His first time came serving as grand marshal for the Auto Club 500 at Auto Club Speedway of Southern California. That excitement was the closest thing he's seen to running out of an NFL tunnel.
"11 or 12-year-old Shawne Merriman wouldn't be able to afford being at a race or to have the experience or opportunity to go to a NASCAR event," he said. "[Children could] see it for the first time and get some interest at a young age. I look at myself and Jesse and the diversity of the group in general. Just affording the opportunity of some younger minority kids to get exposed to the sport in general."
A 2014 NPR report stated that 80 percent of the sport's fan base is white.
He still considers his career a success, despite never advancing past a conference championship. With the average NFL career spanning just 3.3 years, his tried tenure was an outlier. His undeniable passion now lies in "Lights Out."
"Let me tell you, running out to 70,000 people and a million more watching, Sunday Night or Monday Night Football and you are the only show in town, and everybody is watching. It is extremely hard to replace that feeling. The only thing to replace the feeling is, for me, that I have the same passion for was "Lights Out." And I have always felt that "Lights Out" was bigger than one person. That is why we are building out these teams."
He has dreamed of building "Lights Out" since his sophomore year of high school.
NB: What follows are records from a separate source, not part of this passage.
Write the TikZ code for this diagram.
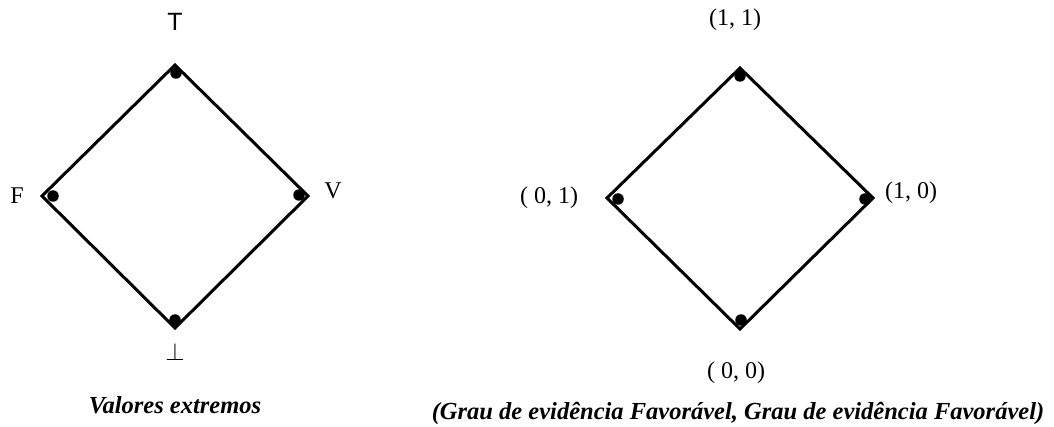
\documentclass[tikz,border=0pt]{standalone}
\usepackage{fontspec}
\setmainfont{Liberation Serif}
\newfontfamily\sansf{Liberation Sans}
\begin{document}
\begin{tikzpicture}[x=1pt,y=-1pt,
  edge/.style={line width=3pt,line join=miter},
  dot/.style={circle,fill=black,inner sep=0pt,minimum size=11.5pt},
  lbl/.style={font=\fontsize{24}{28}\selectfont,inner sep=0pt},
  captext/.style={font=\fontsize{24.5}{28}\selectfont\bfseries\itshape,inner sep=0pt}]
\useasboundingbox (0,0) rectangle (1054,427);
% left diamond
\coordinate (lt) at (175,65);
\coordinate (lr) at (308,196);
\coordinate (lb) at (175,328);
\coordinate (ll) at (42,196);
\draw[edge] (lt) -- (lr) -- (lb) -- (ll) -- cycle;
\node[dot] (dlt) at (176,73) {};
\node[dot] (dlr) at (299,195) {};
\node[dot] (dlb) at (175,320) {};
\node[dot] (dll) at (53,196) {};
\node[lbl,font=\fontsize{25}{28}\selectfont\sansf] (T) at (175,22) {T};
\node[lbl] (bot) at (175,352) {$\perp$};
\node[lbl] (F) at (17,196) {F};
\node[lbl] (V) at (333,191) {V};
\node[captext] (c1) at (175,405) {Valores extremos};
% right diamond
\coordinate (rt) at (740,68);
\coordinate (rr) at (873,198);
\coordinate (rb) at (740,329);
\coordinate (rl) at (607,198);
\draw[edge] (rt) -- (rr) -- (rb) -- (rl) -- cycle;
\node[dot] (drt) at (740,76) {};
\node[dot] (drr) at (865,199) {};
\node[dot] (drb) at (741,320) {};
\node[dot] (drl) at (618,199) {};
\node[lbl] (p11) at (735,20) {(1, 1)};
\node[lbl] (p01) at (549,198) {( 0, 1)};
\node[lbl] (p10) at (911,193) {(1, 0)};
\node[lbl] (p00) at (736,373) {( 0, 0)};
\node[captext] (c2) at (738,413) {(Grau de evidência Favorável, Grau de evidência Favorável)};
\end{tikzpicture}
\end{document}
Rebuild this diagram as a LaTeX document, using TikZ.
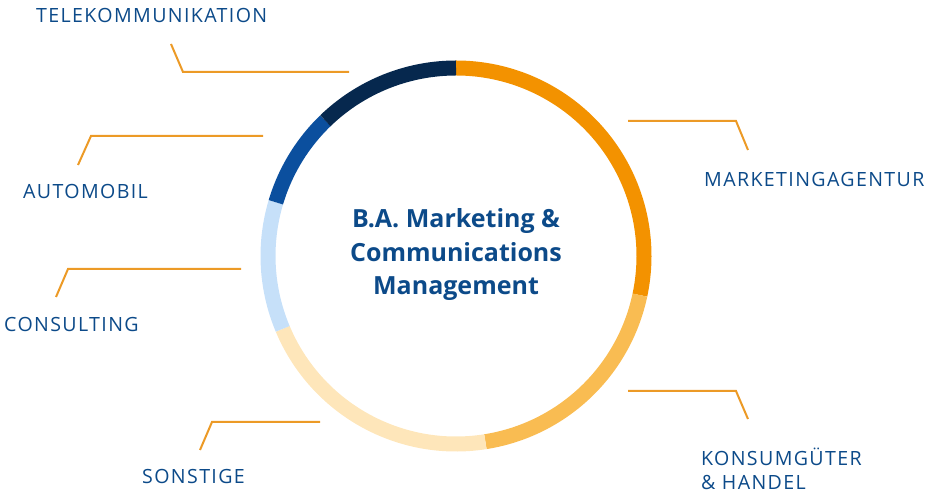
\documentclass[tikz,border=0pt]{standalone}
\usepackage{fontspec}
\setmainfont{Open Sans}
\newfontfamily\branchfont[LetterSpace=7]{Open Sans}
\definecolor{segA}{HTML}{F39200}
\definecolor{segB}{HTML}{F9BC52}
\definecolor{segC}{HTML}{FEE6BA}
\definecolor{segD}{HTML}{C6E0F9}
\definecolor{segE}{HTML}{0B4F9E}
\definecolor{segF}{HTML}{06284E}
\definecolor{leadcol}{HTML}{EC9A26}
\definecolor{textblue}{HTML}{0C4A89}

\begin{document}
\begin{tikzpicture}[x=1pt,y=1pt]
\tikzstyle{every node}+=[inner sep=0pt, text=textblue]
\tikzstyle{branch}=[font=\branchfont\fontsize{19.6}{24}\selectfont, anchor=base west, align=left]
\tikzstyle{leader}=[leadcol, line width=2pt]
\useasboundingbox (0,0) rectangle (932,500);

\coordinate (c) at (456,244);
\foreach \from/\to/\col in {90/-12/segA, -12/-81/segB, -81/-157.2/segC, 202.8/163.4/segD, 163.4/134/segE, 134/90/segF}
  \draw [line width=15pt, \col] (c) ++(\from:188) arc [start angle=\from, end angle=\to, radius=188];

\node [font=\bfseries\fontsize{25}{33.5}\selectfont, align=center] (title) at (456,245) {B.A. Marketing \&\\Communications\\Management};

\node [branch] (tel) at (36,477) {TELEKOMMUNIKATION};
\node [branch] (auto) at (23,301) {AUTOMOBIL};
\node [branch] (cons) at (4,168) {CONSULTING};
\node [branch] (sons) at (142,16) {SONSTIGE};
\node [branch] (mkt) at (704,313) {MARKETINGAGENTUR};
\node [branch] (kons) at (701,10) {KONSUMGÜTER\\\& HANDEL};

\coordinate (tel1) at (171,456); \coordinate (tel2) at (183,428); \coordinate (tel3) at (349,428);
\coordinate (auto1) at (78,335); \coordinate (auto2) at (91,364); \coordinate (auto3) at (263,364);
\coordinate (cons1) at (56,203); \coordinate (cons2) at (68,231); \coordinate (cons3) at (241,231);
\coordinate (sons1) at (200,50); \coordinate (sons2) at (212,78); \coordinate (sons3) at (320,78);
\coordinate (mkt1) at (748,350); \coordinate (mkt2) at (736,379); \coordinate (mkt3) at (628,379);
\coordinate (kons1) at (748,81); \coordinate (kons2) at (736,109); \coordinate (kons3) at (628,109);
\draw [leader] (tel1) -- (tel2) -- (tel3);
\draw [leader] (auto1) -- (auto2) -- (auto3);
\draw [leader] (cons1) -- (cons2) -- (cons3);
\draw [leader] (sons1) -- (sons2) -- (sons3);
\draw [leader] (mkt1) -- (mkt2) -- (mkt3);
\draw [leader] (kons1) -- (kons2) -- (kons3);
\end{tikzpicture}
\end{document}
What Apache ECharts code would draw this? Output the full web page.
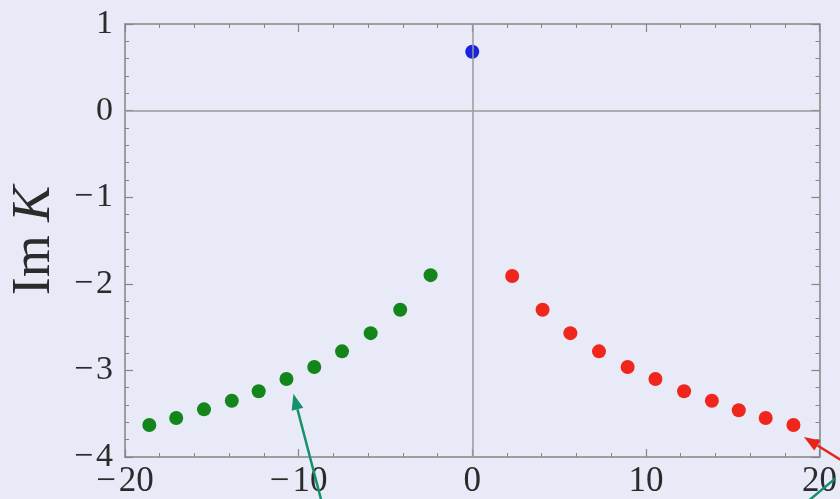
<!DOCTYPE html>
<html>
<head>
<meta charset="utf-8">
<script src="https://cdn.jsdelivr.net/npm/echarts@6/dist/echarts.min.js"></script>
<style>
  html, body { margin: 0; padding: 0; background: #e8eaf7; }
  #chart { width: 840px; height: 499px; }
</style>
</head>
<body>
<div id="chart"></div>
<script>
// poles in the complex K plane
const greenX = [-18.6, -17.05, -15.45, -13.85, -12.3, -10.7, -9.1, -7.5, -5.85, -4.15, -2.4]
const greenY = [-3.63, -3.55, -3.45, -3.35, -3.24, -3.10, -2.96, -2.78, -2.57, -2.30, -1.90]
const redX = [2.3, 4.05, 5.65, 7.3, 8.95, 10.55, 12.2, 13.8, 15.35, 16.9, 18.5]
const redY = [-1.91, -2.30, -2.57, -2.78, -2.96, -3.10, -3.24, -3.35, -3.46, -3.55, -3.63]
const blueX = [0]
const blueY = [0.68]

const xTicks = [-20, -10, 0, 10, 20]
const yTicks = [-4, -3, -2, -1, 0, 1]

// annotation arrows [tail, tip] in data coords
const greenArrow = [[-8.5, -4.65], [-10.3, -3.27]]
const redArrow = [[21.2, -4.03], [19.1, -3.77]]
const greenStroke = [[20.9, -4.25], [19.4, -4.5]]

const FONT = '"Liberation Serif", "DejaVu Serif", serif'
const fmt = v => (v < 0 ? '\u2212\u200a' + Math.abs(v) : String(v))

const zip = (xs, ys) => xs.map((x, i) => [x, ys[i]])

const chart = echarts.init(document.getElementById('chart'))

const axisBase = {
  type: 'value',
  axisLine: { show: true, onZero: false, lineStyle: { color: '#858585', width: 1.5 } },
  axisTick: { show: true, inside: true, length: 8, lineStyle: { color: '#858585', width: 1.2 } },
  minorTick: { show: true, splitNumber: 5, length: 4, lineStyle: { color: '#858585', width: 1 } },
  splitLine: { show: false },
  minorSplitLine: { show: false }
}

chart.setOption({
  backgroundColor: '#e8eaf7',
  animation: false,
  grid: { left: 124, right: 14, top: 24, bottom: 42, containLabel: false },
  xAxis: [
    {
      ...axisBase,
      min: -20, max: 20, interval: 10,
      position: 'bottom',
      axisLabel: {
        margin: 7,
        fontFamily: FONT, fontSize: 35, color: '#2b2b2b',
        formatter: v => xTicks.includes(v) ? fmt(v) : ''
      }
    },
    {
      ...axisBase,
      min: -20, max: 20, interval: 10,
      position: 'top',
      axisLabel: { show: false }
    }
  ],
  yAxis: [
    {
      ...axisBase,
      min: -4, max: 1, interval: 1,
      position: 'left',
      axisLabel: {
        margin: 12,
        fontFamily: FONT, fontSize: 34, color: '#2b2b2b',
        formatter: v => yTicks.includes(v) ? fmt(v) : ''
      },
      name: '{a|Im }{b|K}',
      nameLocation: 'middle',
      nameRotate: 90,
      nameGap: 63,
      nameTextStyle: {
        rich: {
          a: { fontFamily: FONT, fontSize: 54, color: '#2b2b2b' },
          b: { fontFamily: FONT, fontSize: 54, fontStyle: 'italic', color: '#2b2b2b' }
        }
      }
    },
    {
      ...axisBase,
      min: -4, max: 1, interval: 1,
      position: 'right',
      axisLabel: { show: false }
    }
  ],
  series: [
    {
      name: 'left',
      type: 'scatter',
      symbolSize: 14,
      itemStyle: { color: '#12861a', opacity: 1 },
      data: zip(greenX, greenY)
    },
    {
      name: 'right',
      type: 'scatter',
      symbolSize: 14,
      itemStyle: { color: '#f0261c', opacity: 1 },
      data: zip(redX, redY)
    },
    {
      name: 'bound',
      type: 'scatter',
      symbolSize: 14,
      itemStyle: { color: '#1a22e0', opacity: 1 },
      data: zip(blueX, blueY),
      markLine: {
        silent: true,
        symbol: 'none',
        label: { show: false },
        lineStyle: { color: '#9a9a9a', width: 1.5, type: 'solid' },
        data: [{ xAxis: 0 }, { yAxis: 0 }]
      },
      z: 1
    }
  ]
})

// arrows drawn as graphics placed from data coords
const toPx = p => chart.convertToPixel({ xAxisIndex: 0, yAxisIndex: 0 }, p)

function arrow(tail, tip, color, head) {
  const a = toPx(tail)
  const b = toPx(tip)
  const els = []
  const dx = b[0] - a[0], dy = b[1] - a[1]
  const len = Math.sqrt(dx * dx + dy * dy)
  const ux = dx / len, uy = dy / len
  let end = b
  if (head) {
    const hl = 16, hw = 6
    const bx = b[0] - ux * hl, by = b[1] - uy * hl
    end = [bx, by]
    els.push({
      type: 'polygon',
      shape: { points: [b, [bx - uy * hw, by + ux * hw], [bx + uy * hw, by - ux * hw]] },
      style: { fill: color },
      z: 100
    })
  }
  els.push({
    type: 'line',
    shape: { x1: a[0], y1: a[1], x2: end[0], y2: end[1] },
    style: { stroke: color, lineWidth: 2.5 },
    z: 100
  })
  return els
}

chart.setOption({
  graphic: [
    ...arrow(greenArrow[0], greenArrow[1], '#16906a', true),
    ...arrow(redArrow[0], redArrow[1], '#e8231b', true),
    ...arrow(greenStroke[0], greenStroke[1], '#16906a', false)
  ]
})
</script>
</body>
</html>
"Building out these teams has been my ultimate dream since I had the name 'Lights Out,'" Merriman said. "This is a dream I had back then. Right now I'm getting a chance to fulfill it, but I'm fulfilling it through having these different teams in different sports who are creating groundbreaking things. I can't even thank NASCAR enough for opening their arms to want to make the sport even bigger than what it is, which is crazy to say, just by having more people exposed to it that wouldn't have the opportunity before to even do it. Allowing myself to be a platform. Allowing Jesse or anyone of color or any minority to be able to bridge the gap to bring more people to get involved."
"The acceptance and love I received from the NASCAR world has just been great."